Why Combat Companions Matter in Bannerlord
If Bannerlord had a friendship bracelet system, half your bracelets would go to the companions who keep you alive. The game likes to pretend you are a one person cavalry blender but even the sharpest glaive eventually needs backup. Good companions change everything. They stabilise early game chaos, hold your fragile line together and let you charge into battles like you have plot armour.
I always think of them as the glorified group project partners who actually do their part. They bring the stats, the steel and sometimes the surprising clutch moments that make you whisper please never leave me out loud.
How Combat Roles Shape Your Companion Picks
You can turn companions into almost anything. The trick is knowing what their stats point them toward.
Some thrive in heavy cavalry. Others want to sit in the back line and funnel arrows into anyone daft enough to approach. A few are built like siege engines disguised as people. You start spotting patterns fast, and once you do, the warband starts feeling less like a random collection of oddballs and more like a team.
The Best Combat Companions in Bannerlord
The Swift (Battanian Rangers and other high athletics archers)
These are the sprinters of Calradia. High Athletics and high Bow make them ideal for skirmishing and flanking. I love dropping one of these into a bandit fight and watching them casually jog circles around enemies who look like they skipped leg day for twenty years.
Why they shine:
They stay alive. They reposition fast. They feel like cheat codes in forests.
Best roles: Mounted archer, foot archer, mobile scout in early game stacks.
The Swordsister (Vlandian sword and shield specialists)
Whenever you find a companion who spawns with strong One Handed and Shield skills, hang onto them like they are rare loot. These fighters thrive in shield walls, and they make brutal infantry captains because they refuse to fall over.
Why they shine:
Reliable, durable and perfect for anyone who wants an infantry line that actually holds.
Best roles: Infantry captain, bodyguard, frontline anchor.
The Horse Thief (High Riding and Polearm companions)
Some companions come with Riding so high it feels rude. Pair that with decent Polearm and suddenly you have a natural lancer. Give them a decent horse and they become the kind of cavalry unit that deletes bandits before you have even drawn your weapon.
Why they shine:
Great mobility, powerful charges, strong captain potential for cavalry units.
Best roles: Shock cavalry leader, mounted scout, early game cavalry duelist.
The Crusher (Two Handed bruisers from Sturgia and Vlandia)
These companions exist for one purpose. Violence. They tend to have Two Handed and Athletics stats that let them run into fights and hit people so hard it becomes a personality trait. Not elegant, but deeply satisfying.
Why they shine:
They break lines. They terrorise bandits. They do not care about armour because they simply remove problems.

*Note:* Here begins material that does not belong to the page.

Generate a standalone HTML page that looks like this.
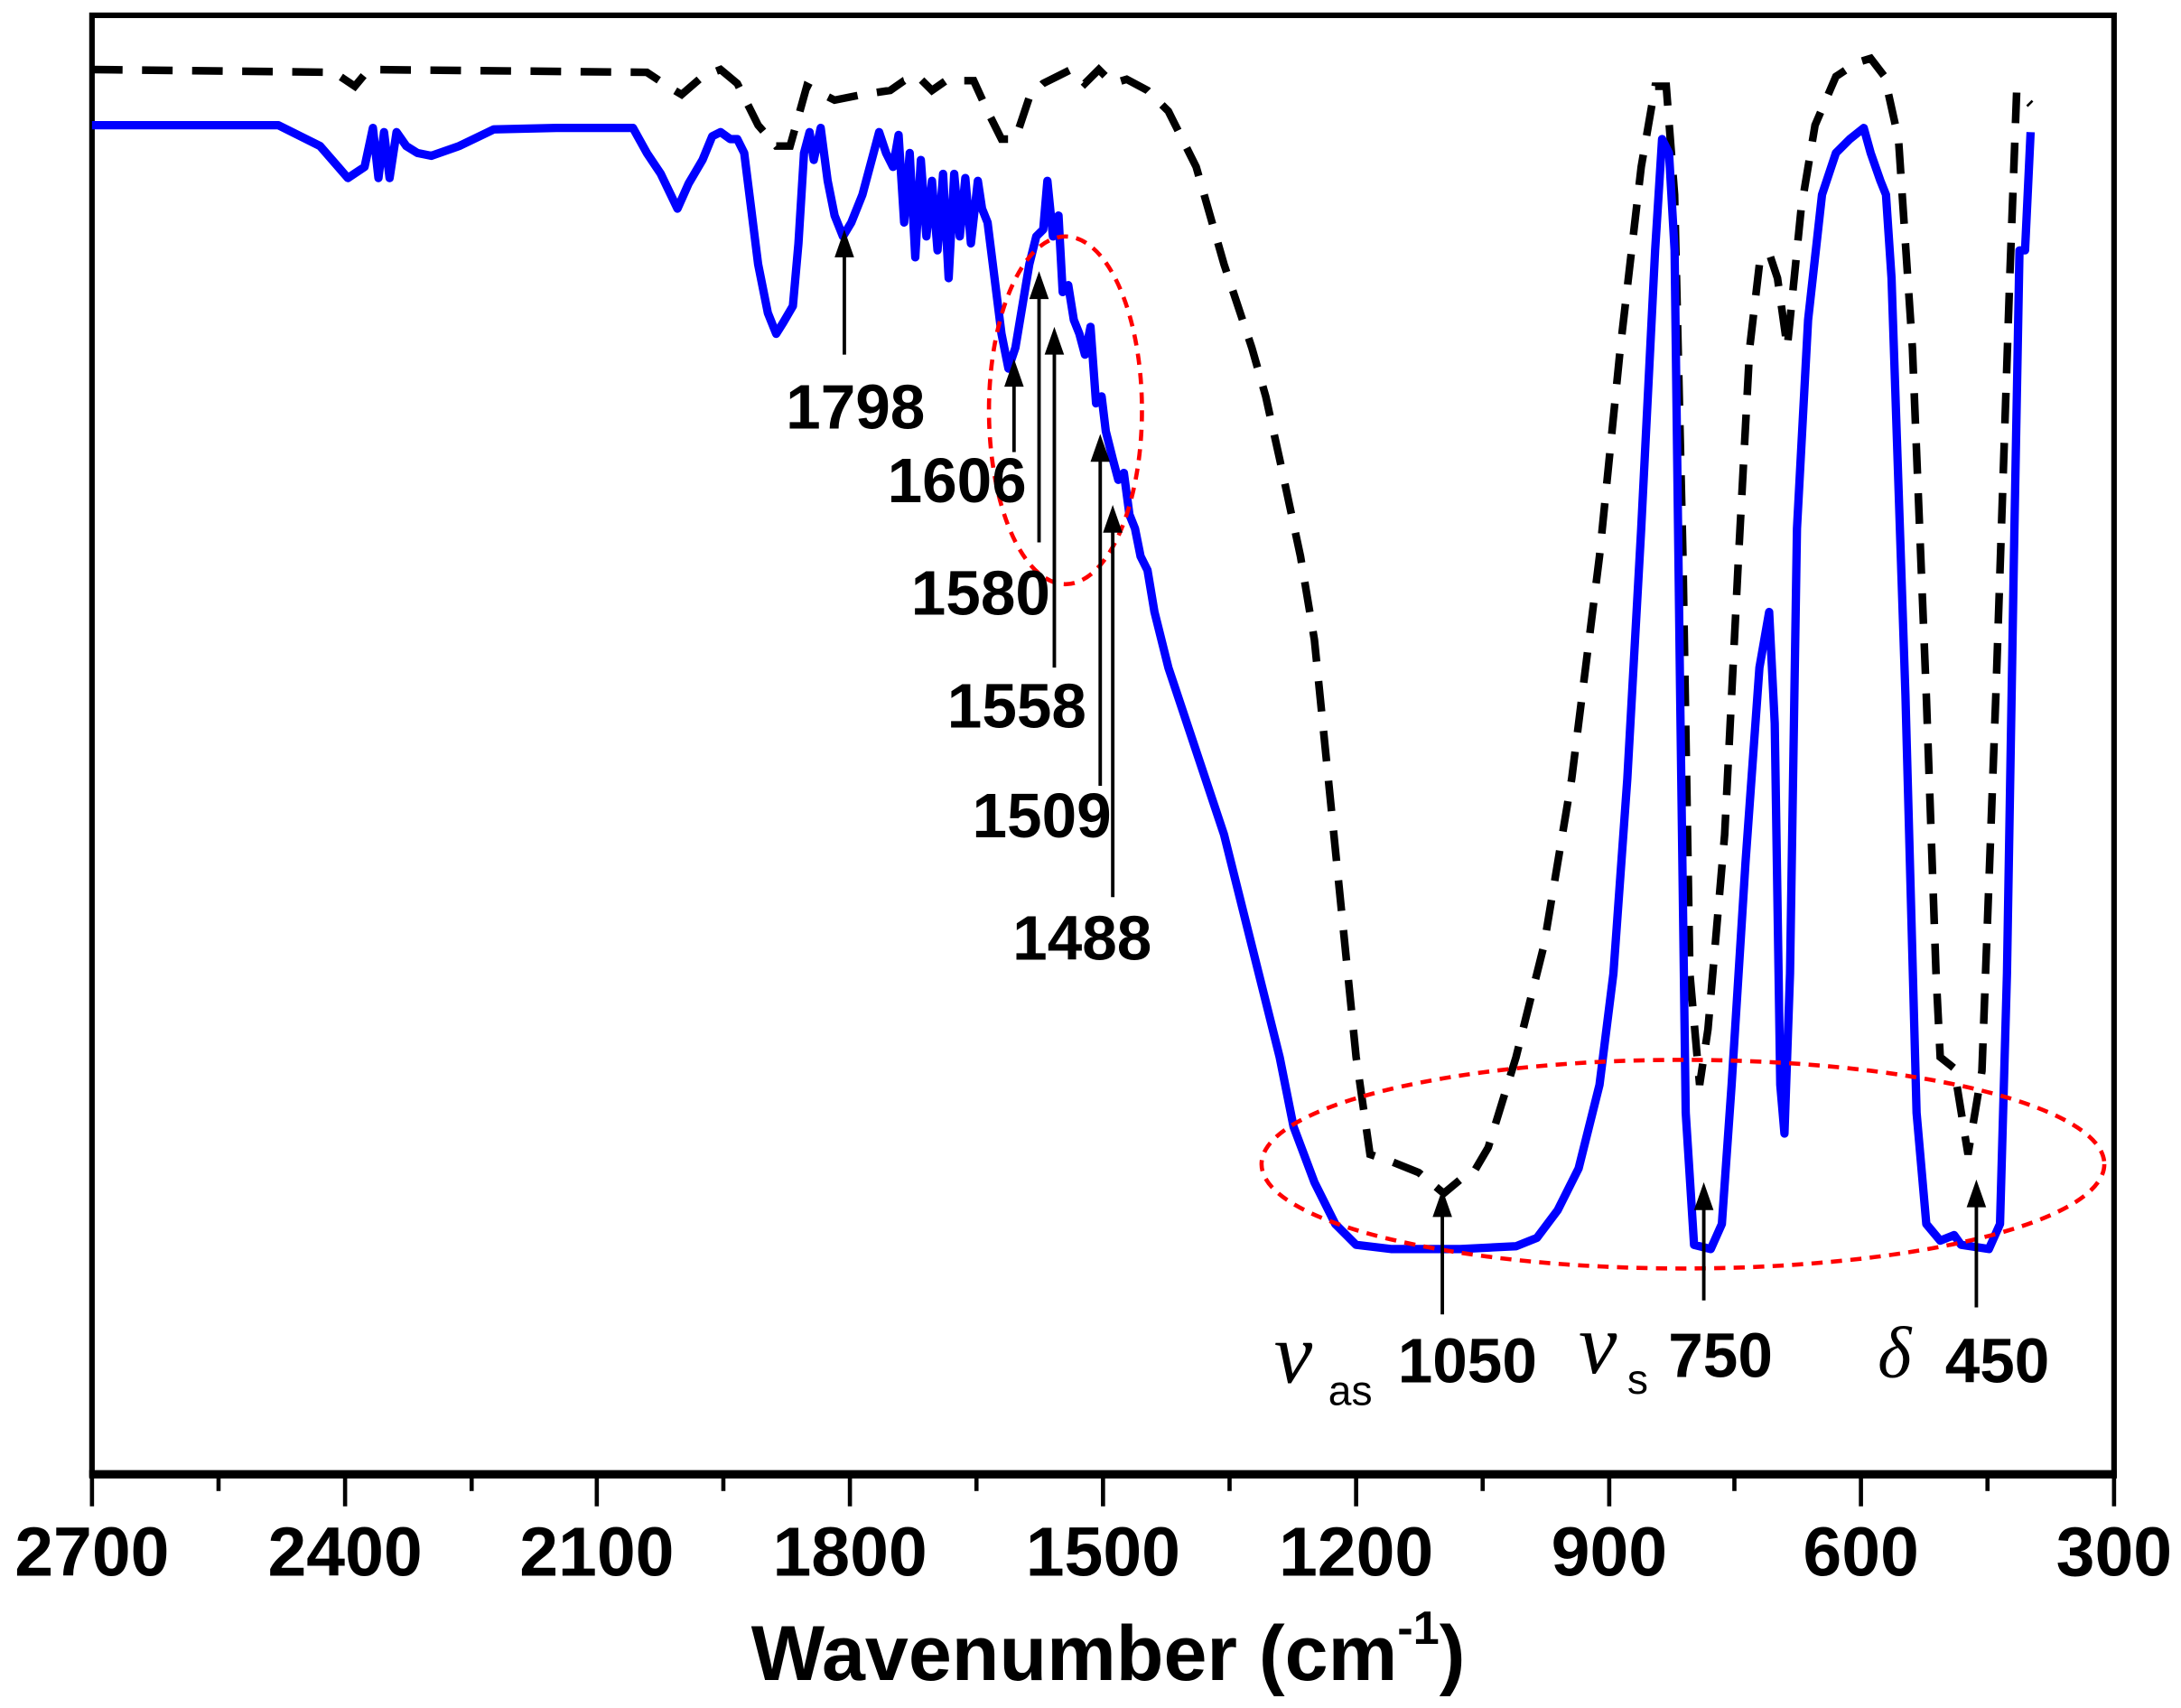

Best roles: Shock infantry, breach specialist in sieges, companion you unleash when everything looks grim.
The Silent Arrow (Khuzait or Imperial bow specialists)
Even among archers you sometimes get a standout. High Bow, high Control and a passive temperament that screams I only speak in headshots. These companions are perfect for mid to late game formations where accuracy matters more than volume.
Why they shine:
Consistent damage from range and high survival rates when placed correctly.
Best roles: Elite archer captain, defensive garrison leader, rear line support.
Building Your Companion for Battle
Gear That Actually Matters
Do not overthink it. Give them gear that plays to their strengths. Heavy armour keeps melee fighters alive. Fast bows keep skirmishers dangerous. Horses with armour keep your cavalry companions from falling over whenever a looter breathes on them.
Try not to hand them the worst items from your inventory unless you want them to develop resentment. They will not tell you but you will feel it when they die in one hit.
Perks Worth Locking In
Archers benefit from Bow Control perks. Infantry thrive on strong Athletics and weapon perks. Cavalry want Riding boosts and polearm damage bonuses. The nice part is that once you give them a direction, they snowball into monsters on the battlefield.
The Seven Swords Takeaway
Companions make Bannerlord feel less like a solo grind and more like a travelling circus of very capable, mildly chaotic murder specialists. A well built group changes everything from early game survival to late game dominance. Once you start shaping them into proper combat roles, the whole campaign starts feeling smoother, faster and weirdly sentimental. You will lose one eventually and it will hurt far more than you expect.